▶ WRITTEN INSTRUCTION
Skip the pictures. Transcribe the rest of the data below without changing a word.

▶ DATASET CONTENT
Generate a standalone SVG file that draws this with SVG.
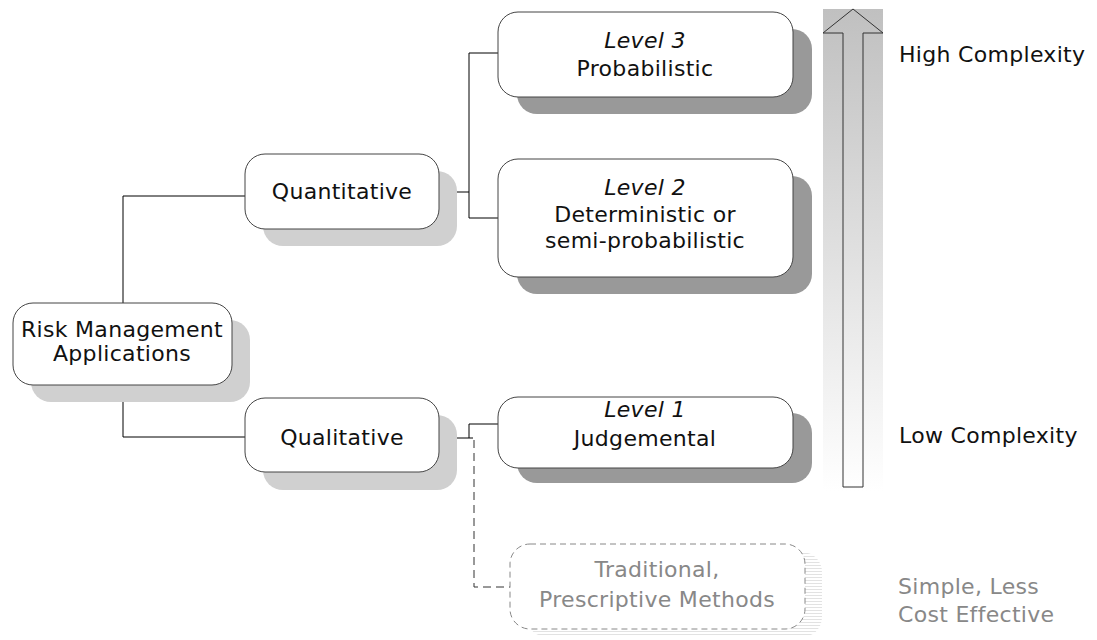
<svg xmlns="http://www.w3.org/2000/svg" width="1097" height="640" viewBox="0 0 1097 640">
  <defs>
    <linearGradient id="rampFill" x1="0" y1="0" x2="0" y2="1">
      <stop offset="0" stop-color="#c0c0c0"/>
      <stop offset="1" stop-color="#ffffff"/>
    </linearGradient>
    <pattern id="hatch" width="4" height="3" patternUnits="userSpaceOnUse">
      <rect width="4" height="3" fill="#ffffff"/>
      <rect y="1" width="4" height="1" fill="#e2e2e2"/>
    </pattern>
    <style>
      text { font-family: "DejaVu Sans", "Liberation Sans", sans-serif; font-size: 22px; letter-spacing: 0.3px; fill: #111; }
      .mid { text-anchor: middle; }
      .it { font-style: italic; }
      .faint { fill: #888; }
      .box { fill: #fff; stroke: #444; stroke-width: 1; }
      .shadeLight { fill: #d0d0d0; }
      .shadeDark { fill: #999; }
      .dashed { fill: #fff; stroke: #888; stroke-width: 1; stroke-dasharray: 6 4; }
      .wire { fill: none; stroke: #000; stroke-width: 1; }
      .wireDash { fill: none; stroke: #333; stroke-width: 1; stroke-dasharray: 8 5; }
    </style>
  </defs>

  <rect width="1097" height="640" fill="#fff"/>

  <!-- complexity scale -->
  <g id="scale">
    <rect x="823" y="9" width="60" height="482" fill="url(#rampFill)"/>
    <path d="M853 9 L883 33 L863 33 L863 487 L843 487 L843 33 L823 33 Z" fill="none" stroke="#333" stroke-width="1"/>
  </g>

  <!-- connectors -->
  <g id="connectors">
    <path class="wire" d="M123 196 L123 303"/>
    <path class="wire" d="M123 385 L123 437 L245 437"/>
    <path class="wire" d="M123 196 L245 196"/>
    <path class="wire" d="M439 192 L469 192"/>
    <path class="wire" d="M498 53 L469 53 L469 218 L498 218"/>
    <path class="wire" d="M439 438 L473 438"/>
    <path class="wire" d="M469 438 L469 424 L498 424"/>
    <path class="wireDash" d="M474 440 L474 587 L510 587"/>
  </g>

  <g id="node-risk">
    <rect class="shadeLight" x="31" y="320" width="219" height="82" rx="20"/>
    <rect class="box" x="13" y="303" width="219" height="82" rx="20"/>
    <text class="mid" x="122" y="337">Risk Management</text>
    <text class="mid" x="122" y="361">Applications</text>
  </g>

  <g id="node-quantitative">
    <rect class="shadeLight" x="263" y="171" width="194" height="75" rx="20"/>
    <rect class="box" x="245" y="154" width="194" height="75" rx="20"/>
    <text class="mid" x="342" y="199">Quantitative</text>
  </g>

  <g id="node-qualitative">
    <rect class="shadeLight" x="263" y="415" width="194" height="75" rx="20"/>
    <rect class="box" x="245" y="398" width="194" height="74" rx="20"/>
    <text class="mid" x="342" y="445">Qualitative</text>
  </g>

  <g id="node-level3">
    <rect class="shadeDark" x="517" y="29" width="295" height="85" rx="20"/>
    <rect class="box" x="498" y="12" width="295" height="85" rx="20"/>
    <text class="mid it" x="645" y="48">Level 3</text>
    <text class="mid" x="645" y="76">Probabilistic</text>
  </g>

  <g id="node-level2">
    <rect class="shadeDark" x="517" y="176" width="295" height="118" rx="20"/>
    <rect class="box" x="498" y="159" width="295" height="118" rx="20"/>
    <text class="mid it" x="645" y="195">Level 2</text>
    <text class="mid" x="645" y="222">Deterministic or</text>
    <text class="mid" x="645" y="248">semi-probabilistic</text>
  </g>

  <g id="node-level1">
    <rect class="shadeDark" x="517" y="413" width="295" height="70" rx="20"/>
    <rect class="box" x="498" y="397" width="295" height="71" rx="20"/>
    <text class="mid it" x="645" y="417">Level 1</text>
    <text class="mid" x="645" y="446">Judgemental</text>
  </g>

  <g id="node-traditional">
    <rect x="527" y="552" width="295" height="85" rx="20" fill="url(#hatch)"/>
    <rect class="dashed" x="510" y="544" width="295" height="85" rx="20"/>
    <text class="mid faint" x="657" y="577">Traditional,</text>
    <text class="mid faint" x="657" y="607">Prescriptive Methods</text>
  </g>

  <g id="labels">
    <text x="899" y="62">High Complexity</text>
    <text x="899" y="443">Low Complexity</text>
    <text class="faint" x="898" y="594">Simple, Less</text>
    <text class="faint" x="898" y="622">Cost Effective</text>
  </g>
</svg>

▶ RESPONSE BELOW
Generate a standalone SVG file that draws this with SVG.
<svg xmlns="http://www.w3.org/2000/svg" width="1097" height="640" viewBox="0 0 1097 640">
  <defs>
    <linearGradient id="rampFill" x1="0" y1="0" x2="0" y2="1">
      <stop offset="0" stop-color="#c0c0c0"/>
      <stop offset="1" stop-color="#ffffff"/>
    </linearGradient>
    <pattern id="hatch" width="4" height="3" patternUnits="userSpaceOnUse">
      <rect width="4" height="3" fill="#ffffff"/>
      <rect y="1" width="4" height="1" fill="#e2e2e2"/>
    </pattern>
    <style>
      text { font-family: "DejaVu Sans", "Liberation Sans", sans-serif; font-size: 22px; letter-spacing: 0.3px; fill: #111; }
      .mid { text-anchor: middle; }
      .it { font-style: italic; }
      .faint { fill: #888; }
      .box { fill: #fff; stroke: #444; stroke-width: 1; }
      .shadeLight { fill: #d0d0d0; }
      .shadeDark { fill: #999; }
      .dashed { fill: #fff; stroke: #888; stroke-width: 1; stroke-dasharray: 6 4; }
      .wire { fill: none; stroke: #000; stroke-width: 1; }
      .wireDash { fill: none; stroke: #333; stroke-width: 1; stroke-dasharray: 8 5; }
    </style>
  </defs>

  <rect width="1097" height="640" fill="#fff"/>

  <!-- complexity scale -->
  <g id="scale">
    <rect x="823" y="9" width="60" height="482" fill="url(#rampFill)"/>
    <path d="M853 9 L883 33 L863 33 L863 487 L843 487 L843 33 L823 33 Z" fill="none" stroke="#333" stroke-width="1"/>
  </g>

  <!-- connectors -->
  <g id="connectors">
    <path class="wire" d="M123 196 L123 303"/>
    <path class="wire" d="M123 385 L123 437 L245 437"/>
    <path class="wire" d="M123 196 L245 196"/>
    <path class="wire" d="M439 192 L469 192"/>
    <path class="wire" d="M498 53 L469 53 L469 218 L498 218"/>
    <path class="wire" d="M439 438 L473 438"/>
    <path class="wire" d="M469 438 L469 424 L498 424"/>
    <path class="wireDash" d="M474 440 L474 587 L510 587"/>
  </g>

  <g id="node-risk">
    <rect class="shadeLight" x="31" y="320" width="219" height="82" rx="20"/>
    <rect class="box" x="13" y="303" width="219" height="82" rx="20"/>
    <text class="mid" x="122" y="337">Risk Management</text>
    <text class="mid" x="122" y="361">Applications</text>
  </g>

  <g id="node-quantitative">
    <rect class="shadeLight" x="263" y="171" width="194" height="75" rx="20"/>
    <rect class="box" x="245" y="154" width="194" height="75" rx="20"/>
    <text class="mid" x="342" y="199">Quantitative</text>
  </g>

  <g id="node-qualitative">
    <rect class="shadeLight" x="263" y="415" width="194" height="75" rx="20"/>
    <rect class="box" x="245" y="398" width="194" height="74" rx="20"/>
    <text class="mid" x="342" y="445">Qualitative</text>
  </g>

  <g id="node-level3">
    <rect class="shadeDark" x="517" y="29" width="295" height="85" rx="20"/>
    <rect class="box" x="498" y="12" width="295" height="85" rx="20"/>
    <text class="mid it" x="645" y="48">Level 3</text>
    <text class="mid" x="645" y="76">Probabilistic</text>
  </g>

  <g id="node-level2">
    <rect class="shadeDark" x="517" y="176" width="295" height="118" rx="20"/>
    <rect class="box" x="498" y="159" width="295" height="118" rx="20"/>
    <text class="mid it" x="645" y="195">Level 2</text>
    <text class="mid" x="645" y="222">Deterministic or</text>
    <text class="mid" x="645" y="248">semi-probabilistic</text>
  </g>

  <g id="node-level1">
    <rect class="shadeDark" x="517" y="413" width="295" height="70" rx="20"/>
    <rect class="box" x="498" y="397" width="295" height="71" rx="20"/>
    <text class="mid it" x="645" y="417">Level 1</text>
    <text class="mid" x="645" y="446">Judgemental</text>
  </g>

  <g id="node-traditional">
    <rect x="527" y="552" width="295" height="85" rx="20" fill="url(#hatch)"/>
    <rect class="dashed" x="510" y="544" width="295" height="85" rx="20"/>
    <text class="mid faint" x="657" y="577">Traditional,</text>
    <text class="mid faint" x="657" y="607">Prescriptive Methods</text>
  </g>

  <g id="labels">
    <text x="899" y="62">High Complexity</text>
    <text x="899" y="443">Low Complexity</text>
    <text class="faint" x="898" y="594">Simple, Less</text>
    <text class="faint" x="898" y="622">Cost Effective</text>
  </g>
</svg>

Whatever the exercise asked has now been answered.